The action in Aristocrats at first seems slow moving but the setting is an Irish country house Ballybeg Hall where there is time to have interesting and revealing conversations.

Aristocrats


The house has been in the Roman Catholic family for at least three generations or, as one character suggests, from Supreme court judge to failed solicitor. The latter is Casimir (played by Andrew Scott) who now lives in Germany with a possibly fictional family and works in a sausage factory. His vivid imagination and nervousness are played extremely well.

Father, the last sucess of the family but at the expense of his children, is a much heard but little seen former lower court judge (played by TP McKenna who is an honorary life member of the company at Dublin's Abbey Theatre where this play was first staged in 1979).

Other family members back from their much less grand London homes include always slightly drunk and insecure Alice (Dervla Kerwin of Ballykissangel fame) with her violent husband (Peter McDonald from another class. Running the weekend and managing the wedding arrangements is the child who stayed at home, sensible Judith (Gina McKee). Her sadness emerges slowly.

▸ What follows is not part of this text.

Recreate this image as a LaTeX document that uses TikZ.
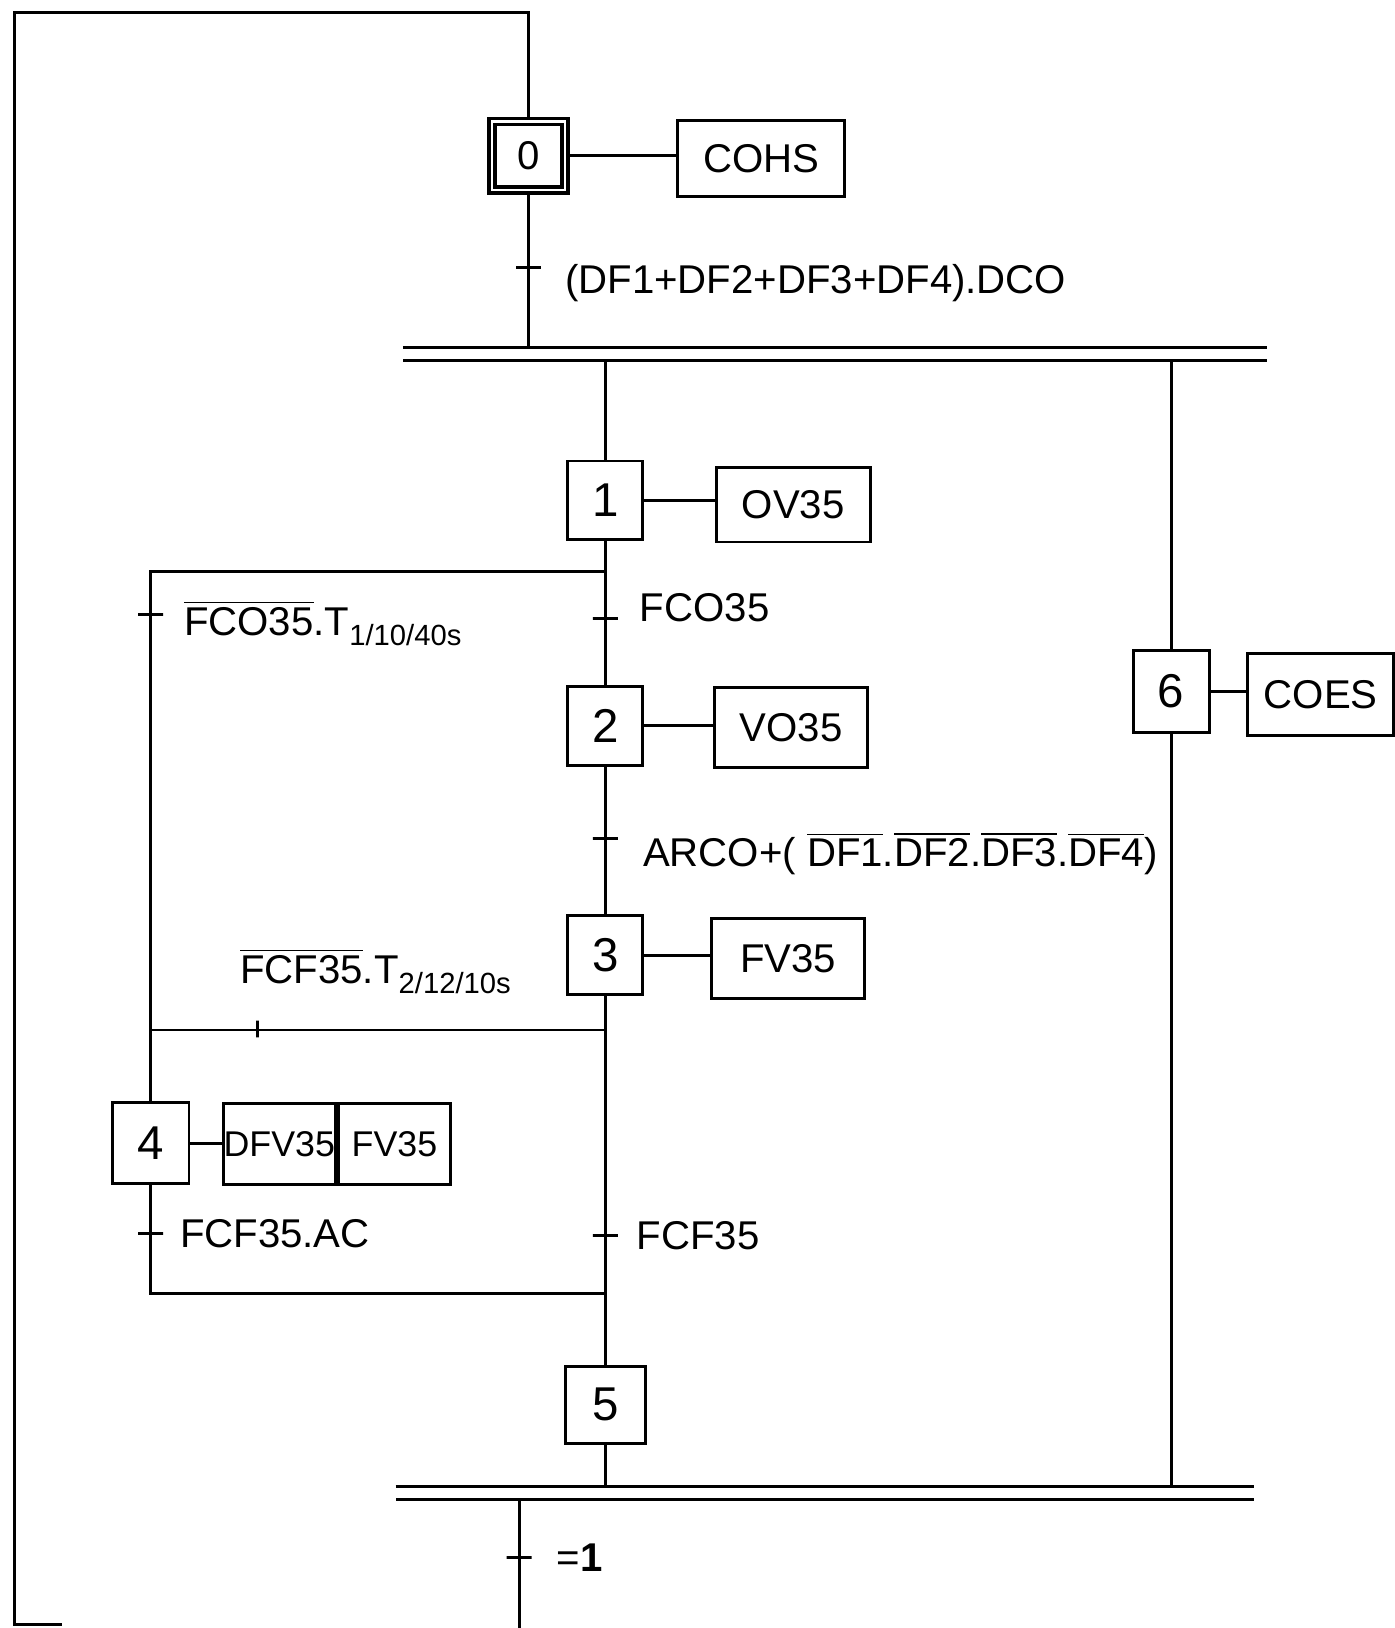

Director Tom Cairns has devised a clever set which allows us to enjoy the garden and house together in the first act but the focus is on the outdoors as the story unfolds.

The background in this revived play by Brian Friel is Chopin played live. The music fills the gaps between conversations gradually revealing the relationships in the dying family.

This is a sad play with the audience only occasionally errupting into laughter at a joke or observation. But the seemingly slow play passes in a flash.

• Aristocrats continues at the National Theatre until 1 December.